Don’t spare anybody
   Date :11-Dec-2025

Editorial
 
MERE curtailment of IndiGo flights by 10% may not serve the purpose the Government might have had while specifying the annual quota for the airline. Possibly, something bigger should be slapped on IndiGo management so that not just that one airline but the entire civil aviation sector of the country gets the right message. For, whatever has happened by way of cancellation of thousands of flights within the space of just a few days by the country’s biggest airline was tremendously negative in form and content -- and clearly against the interest of the larger Indian society and the country. Though no indication has so far emerged to suggest a foul-play. Yet, after joining the dots, we certainly feel that a deeper, no-nonsense investigation must be conducted to know how the issue blew out of control in just swift 24 hours.
 
The terms of reference of the investigation -- if at all it is ordered by the Government -- should not be restricted to what happened in the airline; it should be expanded to cover whether the bureaucracy in the Civil Aviation Ministry and the Directorate General of Civil Aviation (DGCA) also faltered at critical points and helped the crisis to grow from bad to worse. There can be many questions that the DGCA must answer -- as regards its control over the aviation ecosystem, as regards favouritism to IndiGo Airlines, as regards non-adherence to the norm it has created for smooth running of the domestic aviation -- passengers or freight ... ! All those dimensions need to be covered in the investigation -- if at all it is allowed to take place. It is unfortunate that the issue that led the IndiGo management to cancel literally thousands of flights when it had already issued tickets to would-be passengers. Even when the flights were being cancelled left-right-and-centre, the airline did not stop sale of tickets to prospective users of the service. As a result, the pile up of unused tickets was astoundingly high -- forcing the Government to order the airline to return the money to the ticket-buyers post-haste.
 
What needs to be noted about the IndiGo airline is its refusal to follow norms the Government released from time to time. It refused to follow the the general guidelines for usage of pilots’ services in 50-hour or 70-hour contracts for flying in a month. While most airlines followed the directives in letter and spirit, IndiaGo had problems with that system. The DGCA or the Ministry of Civil Aviation did not take stern measures to make the airline to follow the directives without any compromise.

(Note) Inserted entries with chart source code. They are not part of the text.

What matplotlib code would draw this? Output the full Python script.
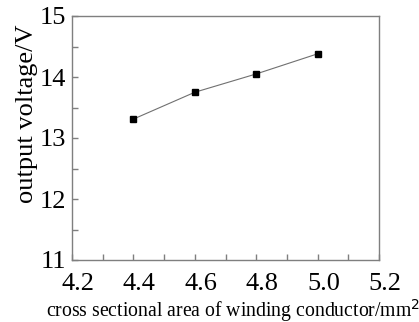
import numpy as np
import matplotlib.pyplot as plt
import matplotlib.transforms as mtransforms
from matplotlib.ticker import MultipleLocator

# data
area = [4.4, 4.6, 4.8, 5.0]          # cross sectional area, mm^2
voltage = [13.31, 13.75, 14.05, 14.38]  # output voltage, V

xticks = [4.2, 4.4, 4.6, 4.8, 5.0, 5.2]
xlabels = ['4.2', '4.4', '4.6', '4.8', '5.0', '5.2']
yticks = [11, 12, 13, 14, 15]

plt.rcParams['font.family'] = ['Liberation Serif', 'DejaVu Serif']

fig = plt.figure(figsize=(4.19, 3.22), dpi=100)
W, H = 419, 322
ax = fig.add_axes([72 / W, 1 - 260 / H, (379 - 72) / W, (260 - 16) / H])

ax.plot(area, voltage, '-', color='#707070', lw=0.8, zorder=2)
ax.plot(area, voltage, 's', color='black', ms=3.8, zorder=3)

ax.set_xlim(4.2, 5.2)
ax.set_ylim(11, 15)
ax.set_xticks(xticks)
ax.set_xticklabels(xlabels)
ax.set_yticks(yticks)
ax.xaxis.set_minor_locator(MultipleLocator(0.1))
ax.yaxis.set_minor_locator(MultipleLocator(0.5))

for s in ['top', 'right', 'bottom', 'left']:
    ax.spines[s].set_color('#7f7f7f')
    ax.spines[s].set_linewidth(1.0)

ax.tick_params(which='both', direction='in', length=4, width=1.0,
               color='#7f7f7f', top=False, right=False)
ax.tick_params(axis='x', labelsize=19, pad=9)
ax.tick_params(axis='y', labelsize=19, pad=4)

# x tick labels sit a little right of their ticks in the original
off = mtransforms.ScaledTranslation(6 / 100, 0, fig.dpi_scale_trans)
for lab in ax.get_xticklabels():
    lab.set_transform(lab.get_transform() + off)

ax.set_ylabel('output voltage/V', fontsize=19)
ax.yaxis.set_label_coords(-0.11, 0.6)
fig.text(46 / W, 1 - 311 / H, 'cross sectional area of winding conductor/mm$^2$',
         fontsize=14.2, ha='left', va='center')

fig.savefig('out.png', dpi=100)
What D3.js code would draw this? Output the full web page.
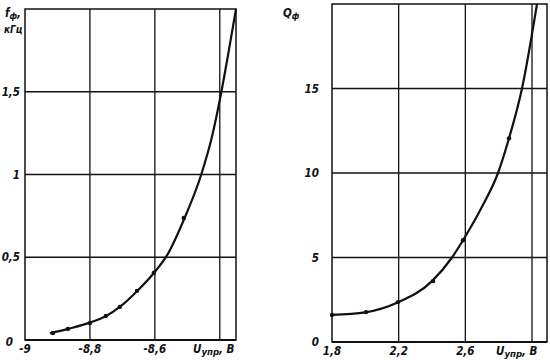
<!DOCTYPE html>
<html><head><meta charset="utf-8">
<script src="https://cdn.jsdelivr.net/npm/d3@7"></script>
<style>
html,body{margin:0;padding:0;background:#fff;}
text{font-family:"DejaVu Sans Condensed","Liberation Sans Narrow",sans-serif;font-style:italic;font-weight:bold;fill:#111;}
</style></head>
<body><svg id="c" width="550" height="361"></svg>
<script>
// ---- Left panel: f_ф (кГц) vs U_упр (В)
const leftCurveX = [-8.923,-8.868,-8.8,-8.75,-8.708,-8.655,-8.603,-8.56,-8.511,-8.457,-8.425,-8.395,-8.372,-8.35];
const leftCurveY = [0.04,0.067,0.105,0.145,0.20,0.295,0.405,0.52,0.725,1.0,1.22,1.5,1.75,2.0];
const leftDotX = [-8.914,-8.868,-8.8,-8.751,-8.708,-8.655,-8.603,-8.511];
const leftDotY = [0.042,0.067,0.103,0.145,0.20,0.297,0.406,0.737];
const leftXTicks = [-9,-8.8,-8.6];
const leftXGrid = [-8.8,-8.6,-8.4];
const leftYTicks = [0,0.5,1,1.5];
const leftYGrid = [0.5,1,1.5];

// ---- Right panel: Q_ф vs U_упр (В)
const rightCurveX = [1.8,2.0,2.2,2.4,2.52,2.586,2.70,2.796,2.862,2.94,3.03];
const rightCurveY = [1.6,1.75,2.36,3.6,5.0,6.02,8.0,10.0,12.05,15.0,20.0];
const rightDotX = [1.8,2.004,2.196,2.406,2.586,2.862];
const rightDotY = [1.6,1.77,2.36,3.6,6.02,12.05];
const rightXTicks = [1.8,2.2,2.6];
const rightXGrid = [2.2,2.6,3.0];
const rightYTicks = [0,5,10,15];
const rightYGrid = [5,10,15];

const loc = d3.formatLocale({decimal:",",thousands:" ",grouping:[3],currency:["",""],minus:"-"});
const fmt = v => loc.format("~g")(v);
const svg = d3.select("#c");

function panel(o){
  const x = d3.scaleLinear().domain(o.xd).range(o.xr);
  const y = d3.scaleLinear().domain(o.yd).range(o.yr);
  const g = svg.append("g");
  const [x0,x1] = o.xr, [y0,y1] = o.yr;
  g.selectAll(".gx").data(o.xGrid).join("line")
    .attr("x1",d=>x(d)).attr("x2",d=>x(d)).attr("y1",y0).attr("y2",y1)
    .attr("stroke","#111").attr("stroke-width",1.3);
  g.selectAll(".gy").data(o.yGrid).join("line")
    .attr("x1",x0).attr("x2",x1).attr("y1",d=>y(d)).attr("y2",d=>y(d))
    .attr("stroke","#111").attr("stroke-width",1.3);
  g.append("rect").attr("x",x0).attr("y",y1).attr("width",x1-x0).attr("height",y0-y1)
    .attr("fill","none").attr("stroke","#111").attr("stroke-width",1.5);
  g.append("line").attr("x1",x0).attr("x2",x1).attr("y1",y0).attr("y2",y0)
    .attr("stroke","#111").attr("stroke-width",2.2);
  const line = d3.line().x(d=>x(d[0])).y(d=>y(d[1])).curve(d3.curveMonotoneX);
  g.append("path").datum(d3.zip(o.cx,o.cy)).attr("d",line)
    .attr("fill","none").attr("stroke","#111").attr("stroke-width",2.2);
  g.selectAll(".dot").data(d3.zip(o.dx,o.dy)).join("circle")
    .attr("cx",d=>x(d[0])).attr("cy",d=>y(d[1])).attr("r",2.2).attr("fill","#111");
  g.selectAll(".tx").data(o.xTicks).join("text")
    .attr("x",d=>x(d)).attr("y",y0+13).attr("text-anchor","middle")
    .attr("font-size",11.5).text(d=>fmt(d));
  g.selectAll(".ty").data(o.yTicks).join("text")
    .attr("x",d=>o.yLabX + (d===0?o.zeroDx:0)).attr("y",d=>y(d)+4+(d===0?o.zeroDy:0)).attr("text-anchor","end")
    .attr("font-size",11.5).text(d=>fmt(d));
  const t = g.append("text").attr("x",o.xTitleX).attr("y",y0+13).attr("font-size",11.5);
  t.append("tspan").text("U");
  t.append("tspan").attr("font-size",9.5).attr("dy",2).text("упр");
  t.append("tspan").attr("dy",-2).text(", В");
  return {x,y,g};
}

panel({xd:[-9,-8.35],xr:[25,236],yd:[0,2],yr:[340,9],
  xGrid:leftXGrid,yGrid:leftYGrid,xTicks:leftXTicks,yTicks:leftYTicks,
  cx:leftCurveX,cy:leftCurveY,dx:leftDotX,dy:leftDotY,yLabX:20,zeroDx:-7,zeroDy:2,xTitleX:193});
panel({xd:[1.8,3.09],xr:[332,547],yd:[0,20],yr:[342,4],
  xGrid:rightXGrid,yGrid:rightYGrid,xTicks:rightXTicks,yTicks:rightYTicks,
  cx:rightCurveX,cy:rightCurveY,dx:rightDotX,dy:rightDotY,yLabX:319,zeroDx:0,zeroDy:0,xTitleX:496});

const ft = svg.append("text").attr("x",5).attr("y",17).attr("font-size",11.5);
ft.append("tspan").text("f");
ft.append("tspan").attr("font-size",8.5).attr("dy",2).text("ф");
ft.append("tspan").attr("dy",-2).text(",");
svg.append("text").attr("x",4).attr("y",33).attr("font-size",10).text("кГц");
const qt = svg.append("text").attr("x",283).attr("y",17).attr("font-size",11.5);
qt.append("tspan").text("Q");
qt.append("tspan").attr("font-size",8.5).attr("dy",2).text("ф");
</script></body></html>
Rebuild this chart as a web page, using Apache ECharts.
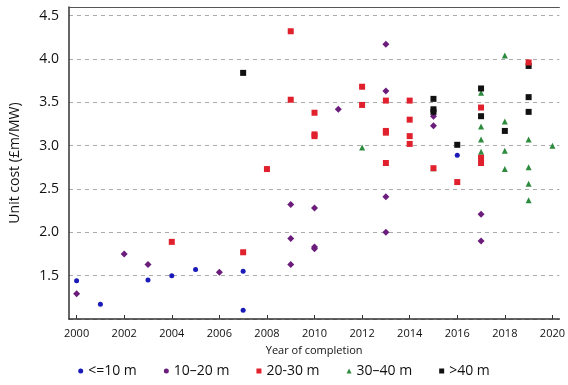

Factually, the word did come out that the pilots were willing to fly extra hours as well to cope with the need of the time. But the airline’s management possibly looked at the issue rather too casually -- and allowed the problem to morph into a pilots’ issue (which was not the case, and which should never have been the case). The worst part of the crisis was that it peaked right when Russian President Mr. Vladimir Putin and his large delegation was on an India visit. That the country plunges into a serious civil aviation crisis right during a rare VVIP visit, cannot be only a coincidental happenstance.
 
There is a need to ask whether there was an element of conspiratorial arrangement to let the crisis happen right at that time. It may be recalled that when United States President Mr. Donald Trump was visiting India during his first tenure five years ago, New Delhi saw a serious law-and-order crisis by way of Shaheen Baugh sit-in protests lasting for months. Was that also coincidental? Not at all. Against this background, it is time for a serious investigation in to the IndiGo crisis covering every possible angle. For, the nation would be making a serious mistake if it does not take the issue in all seriousness. Time it is to send out a message that nobody can take the Government for granted and make it bow and bend. Time it is not to spare anybody -- no matter how big and high and powerful in whatever manner.